_Written instruction_. Exclude the pictures and return every line exactly as written.

--- BEGIN Dataset excerpt ---

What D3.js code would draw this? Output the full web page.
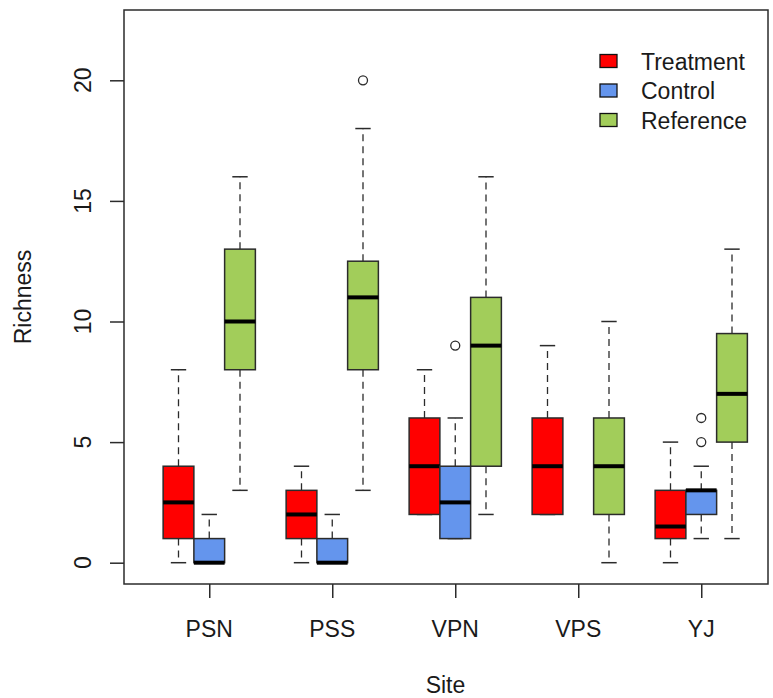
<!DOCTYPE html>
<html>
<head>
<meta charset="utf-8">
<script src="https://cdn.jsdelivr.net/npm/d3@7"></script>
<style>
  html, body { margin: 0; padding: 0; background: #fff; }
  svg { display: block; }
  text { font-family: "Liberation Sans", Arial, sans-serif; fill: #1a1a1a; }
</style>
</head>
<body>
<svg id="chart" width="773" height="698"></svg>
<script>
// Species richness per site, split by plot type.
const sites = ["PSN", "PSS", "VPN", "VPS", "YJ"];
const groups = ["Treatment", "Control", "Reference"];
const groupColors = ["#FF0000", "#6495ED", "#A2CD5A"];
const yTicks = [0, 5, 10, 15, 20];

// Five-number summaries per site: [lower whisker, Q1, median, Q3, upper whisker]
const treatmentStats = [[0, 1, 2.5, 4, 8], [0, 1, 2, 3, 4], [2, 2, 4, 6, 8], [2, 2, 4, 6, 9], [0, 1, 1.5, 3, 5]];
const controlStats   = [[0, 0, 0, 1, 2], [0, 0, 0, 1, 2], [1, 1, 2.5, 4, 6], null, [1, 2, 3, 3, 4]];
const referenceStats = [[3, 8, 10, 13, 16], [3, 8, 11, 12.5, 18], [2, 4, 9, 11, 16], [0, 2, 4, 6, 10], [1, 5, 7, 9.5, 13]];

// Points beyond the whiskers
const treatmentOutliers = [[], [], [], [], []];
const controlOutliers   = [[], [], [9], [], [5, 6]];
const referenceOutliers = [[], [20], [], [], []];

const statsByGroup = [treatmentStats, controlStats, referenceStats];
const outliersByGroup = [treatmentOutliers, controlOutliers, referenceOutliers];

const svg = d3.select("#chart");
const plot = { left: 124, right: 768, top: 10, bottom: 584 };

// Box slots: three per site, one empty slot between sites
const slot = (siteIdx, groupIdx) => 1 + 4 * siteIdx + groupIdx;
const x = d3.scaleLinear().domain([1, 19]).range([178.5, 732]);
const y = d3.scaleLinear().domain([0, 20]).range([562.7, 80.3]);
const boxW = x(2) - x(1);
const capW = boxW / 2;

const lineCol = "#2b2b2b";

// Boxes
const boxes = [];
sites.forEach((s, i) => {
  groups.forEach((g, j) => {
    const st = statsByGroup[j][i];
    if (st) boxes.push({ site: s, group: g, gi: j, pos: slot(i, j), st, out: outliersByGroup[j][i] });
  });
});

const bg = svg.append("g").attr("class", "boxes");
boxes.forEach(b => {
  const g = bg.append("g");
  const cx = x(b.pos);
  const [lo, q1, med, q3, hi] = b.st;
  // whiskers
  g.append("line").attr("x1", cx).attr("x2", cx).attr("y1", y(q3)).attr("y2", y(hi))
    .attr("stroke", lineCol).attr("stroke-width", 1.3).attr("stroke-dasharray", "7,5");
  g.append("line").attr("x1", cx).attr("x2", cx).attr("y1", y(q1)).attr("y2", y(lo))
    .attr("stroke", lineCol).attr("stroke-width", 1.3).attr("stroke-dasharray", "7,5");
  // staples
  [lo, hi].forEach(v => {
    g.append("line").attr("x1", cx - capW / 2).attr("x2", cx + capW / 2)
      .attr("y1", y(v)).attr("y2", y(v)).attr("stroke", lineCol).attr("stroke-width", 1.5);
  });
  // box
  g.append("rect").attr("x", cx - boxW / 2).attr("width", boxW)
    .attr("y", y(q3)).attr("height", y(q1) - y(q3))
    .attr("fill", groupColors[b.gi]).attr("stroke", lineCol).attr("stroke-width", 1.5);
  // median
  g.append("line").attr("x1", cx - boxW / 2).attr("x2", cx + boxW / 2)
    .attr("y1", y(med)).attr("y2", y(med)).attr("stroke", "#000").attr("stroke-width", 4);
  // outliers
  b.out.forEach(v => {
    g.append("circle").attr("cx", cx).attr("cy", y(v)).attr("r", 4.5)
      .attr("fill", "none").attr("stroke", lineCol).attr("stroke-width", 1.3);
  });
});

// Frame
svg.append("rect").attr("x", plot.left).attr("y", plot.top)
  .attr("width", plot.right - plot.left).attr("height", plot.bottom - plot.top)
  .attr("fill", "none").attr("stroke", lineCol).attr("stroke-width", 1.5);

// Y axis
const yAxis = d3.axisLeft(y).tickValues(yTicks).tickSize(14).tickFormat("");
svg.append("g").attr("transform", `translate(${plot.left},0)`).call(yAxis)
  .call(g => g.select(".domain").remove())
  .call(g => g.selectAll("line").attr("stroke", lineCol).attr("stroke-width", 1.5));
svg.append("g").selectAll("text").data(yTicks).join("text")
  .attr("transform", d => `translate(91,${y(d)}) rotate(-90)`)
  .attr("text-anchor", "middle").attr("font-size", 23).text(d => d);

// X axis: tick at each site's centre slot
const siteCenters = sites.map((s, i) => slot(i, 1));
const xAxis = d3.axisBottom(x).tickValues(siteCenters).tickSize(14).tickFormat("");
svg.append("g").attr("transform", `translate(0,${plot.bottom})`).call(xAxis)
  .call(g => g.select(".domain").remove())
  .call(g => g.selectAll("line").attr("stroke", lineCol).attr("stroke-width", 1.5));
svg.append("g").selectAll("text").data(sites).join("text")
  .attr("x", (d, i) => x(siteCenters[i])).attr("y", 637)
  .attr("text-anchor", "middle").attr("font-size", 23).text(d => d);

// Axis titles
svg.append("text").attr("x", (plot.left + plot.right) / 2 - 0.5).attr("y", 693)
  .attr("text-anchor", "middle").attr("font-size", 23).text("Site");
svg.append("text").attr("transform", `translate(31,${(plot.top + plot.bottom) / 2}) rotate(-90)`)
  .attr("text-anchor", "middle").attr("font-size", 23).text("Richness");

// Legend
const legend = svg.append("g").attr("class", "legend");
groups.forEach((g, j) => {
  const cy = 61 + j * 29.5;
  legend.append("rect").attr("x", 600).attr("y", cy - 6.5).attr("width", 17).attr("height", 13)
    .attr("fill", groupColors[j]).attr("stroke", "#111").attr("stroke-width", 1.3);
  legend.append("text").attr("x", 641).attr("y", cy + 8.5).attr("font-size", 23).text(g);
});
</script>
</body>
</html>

--- END Dataset excerpt ---

_Exercise result_.
What D3.js code would draw this? Output the full web page.
<!DOCTYPE html>
<html>
<head>
<meta charset="utf-8">
<script src="https://cdn.jsdelivr.net/npm/d3@7"></script>
<style>
  html, body { margin: 0; padding: 0; background: #fff; }
  svg { display: block; }
  text { font-family: "Liberation Sans", Arial, sans-serif; fill: #1a1a1a; }
</style>
</head>
<body>
<svg id="chart" width="773" height="698"></svg>
<script>
// Species richness per site, split by plot type.
const sites = ["PSN", "PSS", "VPN", "VPS", "YJ"];
const groups = ["Treatment", "Control", "Reference"];
const groupColors = ["#FF0000", "#6495ED", "#A2CD5A"];
const yTicks = [0, 5, 10, 15, 20];

// Five-number summaries per site: [lower whisker, Q1, median, Q3, upper whisker]
const treatmentStats = [[0, 1, 2.5, 4, 8], [0, 1, 2, 3, 4], [2, 2, 4, 6, 8], [2, 2, 4, 6, 9], [0, 1, 1.5, 3, 5]];
const controlStats   = [[0, 0, 0, 1, 2], [0, 0, 0, 1, 2], [1, 1, 2.5, 4, 6], null, [1, 2, 3, 3, 4]];
const referenceStats = [[3, 8, 10, 13, 16], [3, 8, 11, 12.5, 18], [2, 4, 9, 11, 16], [0, 2, 4, 6, 10], [1, 5, 7, 9.5, 13]];

// Points beyond the whiskers
const treatmentOutliers = [[], [], [], [], []];
const controlOutliers   = [[], [], [9], [], [5, 6]];
const referenceOutliers = [[], [20], [], [], []];

const statsByGroup = [treatmentStats, controlStats, referenceStats];
const outliersByGroup = [treatmentOutliers, controlOutliers, referenceOutliers];

const svg = d3.select("#chart");
const plot = { left: 124, right: 768, top: 10, bottom: 584 };

// Box slots: three per site, one empty slot between sites
const slot = (siteIdx, groupIdx) => 1 + 4 * siteIdx + groupIdx;
const x = d3.scaleLinear().domain([1, 19]).range([178.5, 732]);
const y = d3.scaleLinear().domain([0, 20]).range([562.7, 80.3]);
const boxW = x(2) - x(1);
const capW = boxW / 2;

const lineCol = "#2b2b2b";

// Boxes
const boxes = [];
sites.forEach((s, i) => {
  groups.forEach((g, j) => {
    const st = statsByGroup[j][i];
    if (st) boxes.push({ site: s, group: g, gi: j, pos: slot(i, j), st, out: outliersByGroup[j][i] });
  });
});

const bg = svg.append("g").attr("class", "boxes");
boxes.forEach(b => {
  const g = bg.append("g");
  const cx = x(b.pos);
  const [lo, q1, med, q3, hi] = b.st;
  // whiskers
  g.append("line").attr("x1", cx).attr("x2", cx).attr("y1", y(q3)).attr("y2", y(hi))
    .attr("stroke", lineCol).attr("stroke-width", 1.3).attr("stroke-dasharray", "7,5");
  g.append("line").attr("x1", cx).attr("x2", cx).attr("y1", y(q1)).attr("y2", y(lo))
    .attr("stroke", lineCol).attr("stroke-width", 1.3).attr("stroke-dasharray", "7,5");
  // staples
  [lo, hi].forEach(v => {
    g.append("line").attr("x1", cx - capW / 2).attr("x2", cx + capW / 2)
      .attr("y1", y(v)).attr("y2", y(v)).attr("stroke", lineCol).attr("stroke-width", 1.5);
  });
  // box
  g.append("rect").attr("x", cx - boxW / 2).attr("width", boxW)
    .attr("y", y(q3)).attr("height", y(q1) - y(q3))
    .attr("fill", groupColors[b.gi]).attr("stroke", lineCol).attr("stroke-width", 1.5);
  // median
  g.append("line").attr("x1", cx - boxW / 2).attr("x2", cx + boxW / 2)
    .attr("y1", y(med)).attr("y2", y(med)).attr("stroke", "#000").attr("stroke-width", 4);
  // outliers
  b.out.forEach(v => {
    g.append("circle").attr("cx", cx).attr("cy", y(v)).attr("r", 4.5)
      .attr("fill", "none").attr("stroke", lineCol).attr("stroke-width", 1.3);
  });
});

// Frame
svg.append("rect").attr("x", plot.left).attr("y", plot.top)
  .attr("width", plot.right - plot.left).attr("height", plot.bottom - plot.top)
  .attr("fill", "none").attr("stroke", lineCol).attr("stroke-width", 1.5);

// Y axis
const yAxis = d3.axisLeft(y).tickValues(yTicks).tickSize(14).tickFormat("");
svg.append("g").attr("transform", `translate(${plot.left},0)`).call(yAxis)
  .call(g => g.select(".domain").remove())
  .call(g => g.selectAll("line").attr("stroke", lineCol).attr("stroke-width", 1.5));
svg.append("g").selectAll("text").data(yTicks).join("text")
  .attr("transform", d => `translate(91,${y(d)}) rotate(-90)`)
  .attr("text-anchor", "middle").attr("font-size", 23).text(d => d);

// X axis: tick at each site's centre slot
const siteCenters = sites.map((s, i) => slot(i, 1));
const xAxis = d3.axisBottom(x).tickValues(siteCenters).tickSize(14).tickFormat("");
svg.append("g").attr("transform", `translate(0,${plot.bottom})`).call(xAxis)
  .call(g => g.select(".domain").remove())
  .call(g => g.selectAll("line").attr("stroke", lineCol).attr("stroke-width", 1.5));
svg.append("g").selectAll("text").data(sites).join("text")
  .attr("x", (d, i) => x(siteCenters[i])).attr("y", 637)
  .attr("text-anchor", "middle").attr("font-size", 23).text(d => d);

// Axis titles
svg.append("text").attr("x", (plot.left + plot.right) / 2 - 0.5).attr("y", 693)
  .attr("text-anchor", "middle").attr("font-size", 23).text("Site");
svg.append("text").attr("transform", `translate(31,${(plot.top + plot.bottom) / 2}) rotate(-90)`)
  .attr("text-anchor", "middle").attr("font-size", 23).text("Richness");

// Legend
const legend = svg.append("g").attr("class", "legend");
groups.forEach((g, j) => {
  const cy = 61 + j * 29.5;
  legend.append("rect").attr("x", 600).attr("y", cy - 6.5).attr("width", 17).attr("height", 13)
    .attr("fill", groupColors[j]).attr("stroke", "#111").attr("stroke-width", 1.3);
  legend.append("text").attr("x", 641).attr("y", cy + 8.5).attr("font-size", 23).text(g);
});
</script>
</body>
</html>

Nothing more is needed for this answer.